ABSTRACT

Underlying liberal internationalism – the projection of liberal thought and political principles to the international realm – is the assumption that one can apply reason to extend the possibilities for individual and collective self-rule, or freedom. Liberal internationalism emerged as a coherent worldview in the Enlightenment and reached its height as a systematic statement of international reform with Woodrow Wilson’s Fourteen Points, intended to form the basis of the post-World War I peace. Liberals tended to believe that the outbreak of World War I had vindicated their critique of the prevailing system of International Relations (IR) and sought to establish a liberal peace marked by open diplomacy, the right of self-determination, free trade, disarmament, the peaceful settlement of disputes, and the establishment of an international security organization in the form of the League of Nations. The role of the League would be to resolve differences between states, guarantee their political independence and territorial integrity, and address a range of other contemporary international questions such as the position of labor and minorities.
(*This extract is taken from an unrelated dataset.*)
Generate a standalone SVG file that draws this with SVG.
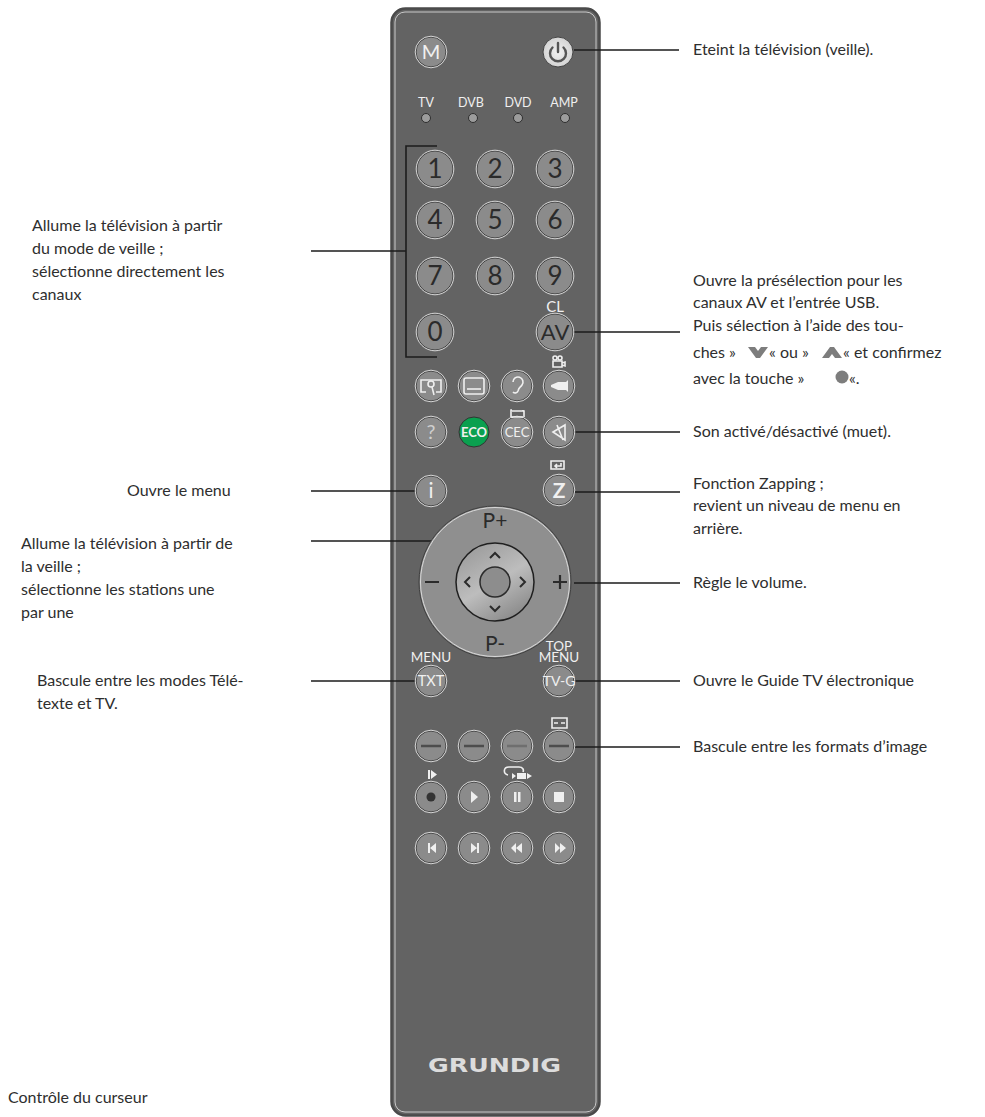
<svg xmlns="http://www.w3.org/2000/svg" xmlns:xlink="http://www.w3.org/1999/xlink" width="985" height="1117" viewBox="0 0 985 1117">
<style>
text{font-family:"Lato","Liberation Sans",sans-serif}
.d{font-size:16px;fill:#2e2e2e}
.m{text-anchor:middle}
.w{fill:#f0f0f0}
.k{fill:#2b2b2b}
.l{stroke:#1c1c1c;stroke-width:1.6;fill:none}
.ic{fill:none;stroke:#efefef;stroke-width:1.6}
.fw{fill:#efefef}
.b{fill:#8b8b8b;stroke:#3f3f3f;stroke-width:1}
.o{fill:none;stroke:#e4e4e4;stroke-width:.9}
</style>
<defs>
<radialGradient id="pw"><stop offset="0" stop-color="#f0f0f0"/><stop offset="1" stop-color="#d4d4d4"/></radialGradient>
<linearGradient id="nav" x1="0.2" y1="0" x2="0.8" y2="1"><stop offset="0" stop-color="#9a9a9a"/><stop offset="0.5" stop-color="#bdbdbd"/><stop offset="1" stop-color="#858585"/></linearGradient>
<g id="s"><circle r="15" class="b"/><circle r="15.8" class="o"/></g>
<g id="n"><circle r="18" class="b"/><circle r="18.8" class="o"/></g>
</defs>
<g id="body"><rect x="391.500" y="8.500" width="208" height="1107" rx="14" fill="#636363" stroke="#4a4a4a" stroke-width="2.500"/><rect x="395" y="12" width="201" height="1100" rx="10" fill="none" stroke="#c9c9c9" stroke-width="1"/></g>
<g id="connectors" class="l">
<path d="M574 50H679M574 332H680M575 432H680M575 492H680M574 583H680M574 681H680M574 747H680"/>
<path d="M311 251H406M437 146H406V357H437M311 491H415M311 541H460M311 681H415"/>
</g>
<g id="btn-m"><use href="#s" x="431" y="52"/><text x="431" y="59" font-size="20" class="m w">M</text></g>
<g id="btn-power"><circle cx="558" cy="52" r="15" fill="url(#pw)" stroke="#444"/><path d="M552.500 47.500a8 8 0 1 0 11 0M558 43v9" fill="none" stroke="#555" stroke-width="2.400" stroke-linecap="round"/></g>
<g id="leds" font-size="12.500" class="m">
<text x="426" y="107" class="w m" font-size="12.500">TV</text><text x="471" y="107" class="w m" font-size="12.500">DVB</text><text x="518" y="107" class="w m" font-size="12.500">DVD</text><text x="564" y="107" class="w m" font-size="12.500">AMP</text>
<g fill="#9c9c9c" stroke="#2e2e2e"><circle cx="426" cy="118" r="4.500"/><circle cx="473" cy="118" r="4.500"/><circle cx="518" cy="118" r="4.500"/><circle cx="565" cy="118" r="4.500"/></g>
</g>
<g id="digits" font-size="26" class="k">
<use href="#n" x="435" y="169"/><text x="435" y="178" class="m k" font-size="26">1</text>
<use href="#n" x="495" y="169"/><text x="495" y="178" class="m k" font-size="26">2</text>
<use href="#n" x="555" y="169"/><text x="555" y="178" class="m k" font-size="26">3</text>
<use href="#n" x="435" y="220"/><text x="435" y="229" class="m k" font-size="26">4</text>
<use href="#n" x="495" y="220"/><text x="495" y="229" class="m k" font-size="26">5</text>
<use href="#n" x="555" y="220"/><text x="555" y="229" class="m k" font-size="26">6</text>
<use href="#n" x="435" y="276"/><text x="435" y="285" class="m k" font-size="26">7</text>
<use href="#n" x="495" y="276"/><text x="495" y="285" class="m k" font-size="26">8</text>
<use href="#n" x="555" y="276"/><text x="555" y="285" class="m k" font-size="26">9</text>
<use href="#n" x="435" y="332"/><text x="435" y="341" class="m k" font-size="26">0</text>
</g>
<g id="btn-av"><text x="555" y="312" font-size="15" class="m w">CL</text><use href="#n" x="555" y="332"/><text x="555" y="340" font-size="22" class="m k">AV</text></g>
<g id="row-icons">
<use href="#s" x="431" y="386"/><path class="ic" d="M426 392h-5v-12h20v12h-5"/><circle class="ic" cx="431" cy="384" r="3"/><path class="ic" d="M432 387l2 8"/>
<use href="#s" x="474" y="386"/><rect class="ic" x="464" y="378" width="20" height="16" rx="2"/><path class="ic" d="M467 389h14"/>
<use href="#s" x="517" y="386"/><path class="ic" stroke-width="2" d="M513 382a5 5 0 1 1 9 3c-2 3-3 2-4 6a3 3 0 0 1-5 1"/>
<use href="#s" x="559" y="386"/><path class="fw" d="M551 385l7-3h8l2-2v12l-2-2h-8l-7-3z"/>
<path class="ic" stroke-width="1" d="M553 361h9v6h-9zM562 363l3-1v4l-3-1" /><circle class="ic" stroke-width="1" cx="555" cy="358" r="2"/><circle class="ic" stroke-width="1" cx="560" cy="358" r="2"/>
</g>
<g id="row-eco">
<use href="#s" x="431" y="432"/><text x="431" y="439" font-size="20" class="m" fill="#cfcfcf">?</text>
<g><circle cx="474" cy="432" r="15" fill="#0aa04f" stroke="#333"/><text x="474" y="437" font-size="13" font-weight="700" class="m w">ECO</text></g>
<use href="#s" x="517" y="432"/><text x="517" y="437" font-size="13" class="m w">CEC</text>
<path class="ic" stroke-width="1" d="M512 411h11v-1M523 417h-11v1"/><path class="ic" stroke-width="1" d="M512 410h-1v7M523 411h1v6"/>
<use href="#s" x="559" y="432"/><path class="ic" stroke-width="2" d="M553 432l12-7v15zM557 425l6 15"/>
</g>
<g id="btn-i"><use href="#s" x="431" y="491"/><text x="431" y="498" font-size="21" class="m w">i</text></g>
<g id="btn-z"><path class="ic" stroke-width="1" d="M551 461h13v8h-13z"/><path class="ic" stroke-width="1.200" d="M561 463v3h-6M557 464l-2 2 2 2"/><use href="#s" x="559" y="490"/><text x="559" y="498" font-size="21" font-weight="700" class="m w">Z</text></g>
<g id="nav-ring"><circle cx="495" cy="582" r="76" fill="#8f8f8f" stroke="#3f3f3f"/><circle cx="495" cy="582" r="74.500" fill="none" stroke="#e0e0e0" stroke-width=".9"/>
<text x="495" y="528" font-size="21" class="m k">P+</text><text x="495" y="651" font-size="21" class="m k">P-</text>
<path d="M425 582h14M553 582h14M560 575v14" stroke="#2b2b2b" stroke-width="2.200"/></g>
<g id="nav-pad"><circle cx="495" cy="582" r="39" fill="url(#nav)" stroke="#1f1f1f" stroke-width="1.500"/><circle cx="495" cy="582" r="15" fill="#8d8d8d" stroke="#2b2b2b" stroke-width="1.500"/>
<path d="M490 558l5-5 5 5M490 606l5 5 5-5M470 577l-5 5 5 5M520 577l5 5-5 5" fill="none" stroke="#2b2b2b" stroke-width="2"/></g>
<g id="btn-txt"><text x="431" y="662" font-size="13.500" class="m w">MENU</text><use href="#s" x="431" y="681"/><text x="431" y="686" font-size="14.500" class="m w">TXT</text></g>
<g id="btn-tvg"><text x="559" y="651" font-size="13.500" class="m w">TOP</text><text x="559" y="662" font-size="13.500" class="m w">MENU</text><use href="#s" x="559" y="681"/><text x="559" y="686" font-size="14" class="m w">TV-G</text></g>
<g id="row-color">
<use href="#s" x="431" y="746"/><path d="M421 746h20" stroke="#4d4d4d" stroke-width="2.500"/>
<use href="#s" x="474" y="746"/><path d="M464 746h20" stroke="#4d4d4d" stroke-width="2.500"/>
<use href="#s" x="517" y="746"/><path d="M507 746h20" stroke="#6f6f6f" stroke-width="2.500"/>
<use href="#s" x="559" y="746"/><path d="M549 746h20" stroke="#4d4d4d" stroke-width="2.500"/>
<path class="ic" stroke-width="1" d="M552 718h15v10h-15zM554 723h4M565 723h-4"/>
</g>
<g id="row-play">
<path class="fw" d="M428 770h2v9h-2zM431 770l6 4.500-6 4.500z"/><path class="ic" stroke-width="1.200" d="M508 775c-5-1-5-8 1-8h10c4 0 5 3 4 5"/><path class="fw" d="M512 773l4 3-4 3zM517 773h9v6h-9zM527 773l5 3-5 3z"/>
<use href="#s" x="431" y="797"/><circle cx="431" cy="797" r="4.500" fill="#333"/>
<use href="#s" x="474" y="797"/><path class="fw" d="M471 791l7 6-7 6z"/>
<use href="#s" x="517" y="797"/><path class="fw" d="M514 792h2.500v10H514zM518 792h2.500v10H518z"/>
<use href="#s" x="559" y="797"/><rect class="fw" x="554" y="792" width="10" height="10"/>
</g>
<g id="row-skip">
<use href="#s" x="431" y="848"/><path class="fw" d="M428 843h2v10h-2zM436 843v10l-6-5z"/>
<use href="#s" x="474" y="848"/><path class="fw" d="M477 843h2v10h-2zM471 843v10l6-5z"/>
<use href="#s" x="517" y="848"/><path class="fw" d="M516 843v10l-5-5zM522 843v10l-6-5z"/>
<use href="#s" x="559" y="848"/><path class="fw" d="M555 843v10l5-5zM560 843v10l6-5z"/>
</g>
<g id="logo"><text x="494.500" y="1072" font-family="DejaVu Sans" font-size="19" font-weight="700" class="m" fill="#dcdcdc" textLength="133" lengthAdjust="spacingAndGlyphs" style="font-family:'DejaVu Sans',sans-serif">GRUNDIG</text></g>
<g id="labels-right" class="d">
<text class="d" x="693" y="55">Eteint la télévision (veille).</text>
<text class="d" x="693" y="286">Ouvre la présélection pour les</text>
<text class="d" x="693" y="308">canaux AV et l’entrée USB.</text>
<text class="d" x="693" y="331">Puis sélection à l’aide des tou-</text>
<text class="d" x="693" y="358">ches »</text><path d="M748 347h7l3 4 3-4h7l-8 11h-4z" fill="#7d7d7d"/><text class="d" x="769" y="358">« ou »</text><path d="M822 358h7l3-4 3 4h7l-8-11h-4z" fill="#7d7d7d"/><text class="d" x="843" y="358">« et confirmez</text>
<text class="d" x="693" y="384">avec la touche »</text><circle cx="842" cy="377" r="6.500" fill="#7d7d7d"/><text class="d" x="849" y="384">«.</text>
<text class="d" x="693" y="437">Son activé/désactivé (muet).</text>
<text class="d" x="693" y="489">Fonction Zapping ;</text>
<text class="d" x="693" y="511">revient un niveau de menu en</text>
<text class="d" x="693" y="534">arrière.</text>
<text class="d" x="693" y="588">Règle le volume.</text>
<text class="d" x="693" y="686">Ouvre le Guide TV électronique</text>
<text class="d" x="693" y="752">Bascule entre les formats d’image</text>
</g>
<g id="labels-left" class="d">
<text class="d" x="32" y="231">Allume la télévision à partir</text>
<text class="d" x="32" y="254">du mode de veille ;</text>
<text class="d" x="32" y="277">sélectionne directement les</text>
<text class="d" x="32" y="300">canaux</text>
<text class="d" x="127" y="496">Ouvre le menu</text>
<text class="d" x="21" y="549">Allume la télévision à partir de</text>
<text class="d" x="21" y="572">la veille ;</text>
<text class="d" x="21" y="595">sélectionne les stations une</text>
<text class="d" x="21" y="618">par une</text>
<text class="d" x="37" y="686">Bascule entre les modes Télé-</text>
<text class="d" x="37" y="709">texte et TV.</text>
<text class="d" x="8" y="1103">Contrôle du curseur</text>
</g>
</svg>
However, hopes for a reformed world, already badly damaged by the punitive Versailles Peace Treaty (1919), were shattered with the militarization and expansionism of Italy, Germany, and Japan in the 1930s, culminating in World War II. These events and the rapid onset of the Cold War after 1945 generated a number of influential realist critiques that were widely (if not necessarily fairly) perceived as devastating to liberal internationalism, both as an intellectual construct and as a guide to the practical conduct of IR. Since the 1980s, however, liberal internationalism has attracted renewed interest both on empirical and on normative grounds, and it may be that IR is moving toward a position in which it can provide a more satisfactory account of liberal internationalism’s legacy, potentialities, and limitations.